I quickly set my exposure and focus points and started taking pictures. It took 40 frames to cover the entire lake, and if the mosquitoes hadn’t found my near-motionless arms and face around shot #10, I probably wouldn’t have missed the extra coverage on the bottom right. Still, I was pleasantly surprised to see the results when I stitched all 40 photos into a panorama.
Canon Digital Rebel XT
Date: 28 May 2005
Focal Length: 18mm
Shutter: 1/640 second
Photoshop: Autostitch for stitching, cloning in upper left to fill in tree branches
More on the software I used after the jump:
I’ve done my fair share of stitching photos together by hand in older versions of Photoshop. It’s no fun. I’ve also tried my hand at commercial programs that automate the process somewhat. Canon provided one such piece of software with my digital camera and newer versions of Photoshop have a nifty drag-and-snap tool, too. Both pale in comparison to a little shareware application called Autostitch.
Some of Autostitch’s options are a bit esoteric, but if you’re comfortable with the default settings (which work fine 99% of the time but output at a lower-than-desirable resolution) it couldn’t be easier to use. Just drag your photos and drop them on the application’s window. You don’t even need to separate out the photos that won’t be a part of your panorama — Autostitch will figure it out.

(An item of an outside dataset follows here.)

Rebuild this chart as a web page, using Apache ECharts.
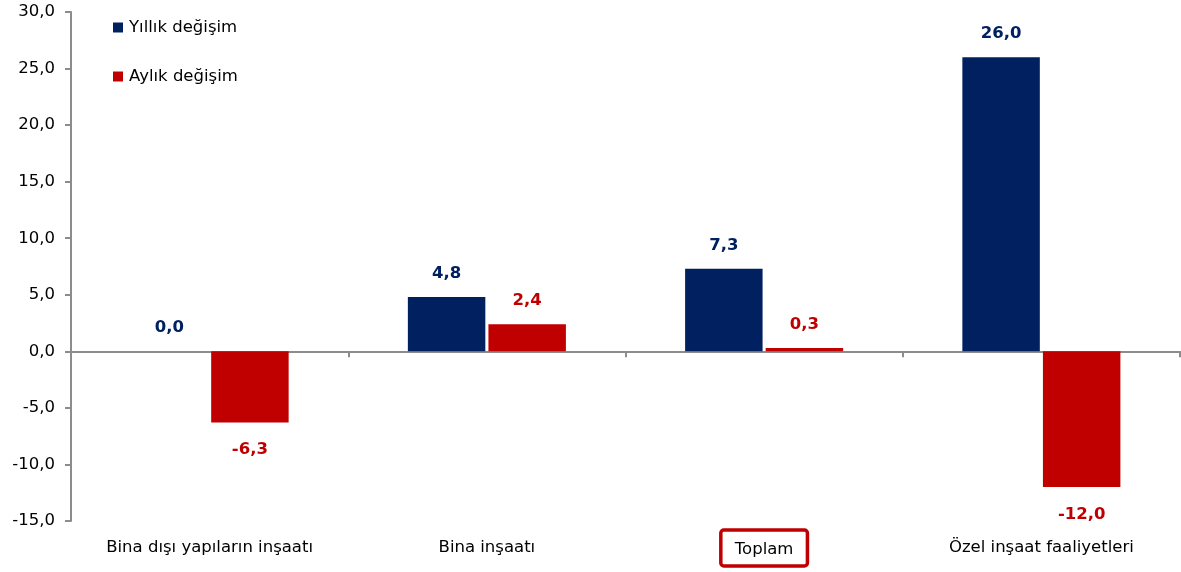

There are times were Autostitch doesn’t do a perfect job. If your pictures were taken on a windy day, well-defined tree branches might appear blurry. I’ve seen straight-edged objects (like a sign post) get blurred, too, when the program tries too hard to correct for barrel distortion in wide angles. Where the program excels, though, is in its color and contrast blending. To illustrate, take a look at the Alpine Lake panormana when I turned those options off:
Click for larger image.
If you’ve got a PC, you might give Autostitch a try. It’s a small download, it’s free, and it does an amazing job (even on a series of hand-held photos!) There doesn’t appear to be an equivalent version as a Mac download, but a peek at their licensing information seems to indicate that a company called Kekus Digital has encorporated the Autostitch technology into a product for OS X called Calico Panorama. The Mac demo watermarks the final picture, but at least you should be able to tell if the software is worth the $39 they’re selling it for.
Give it a try. I’d love to see your results!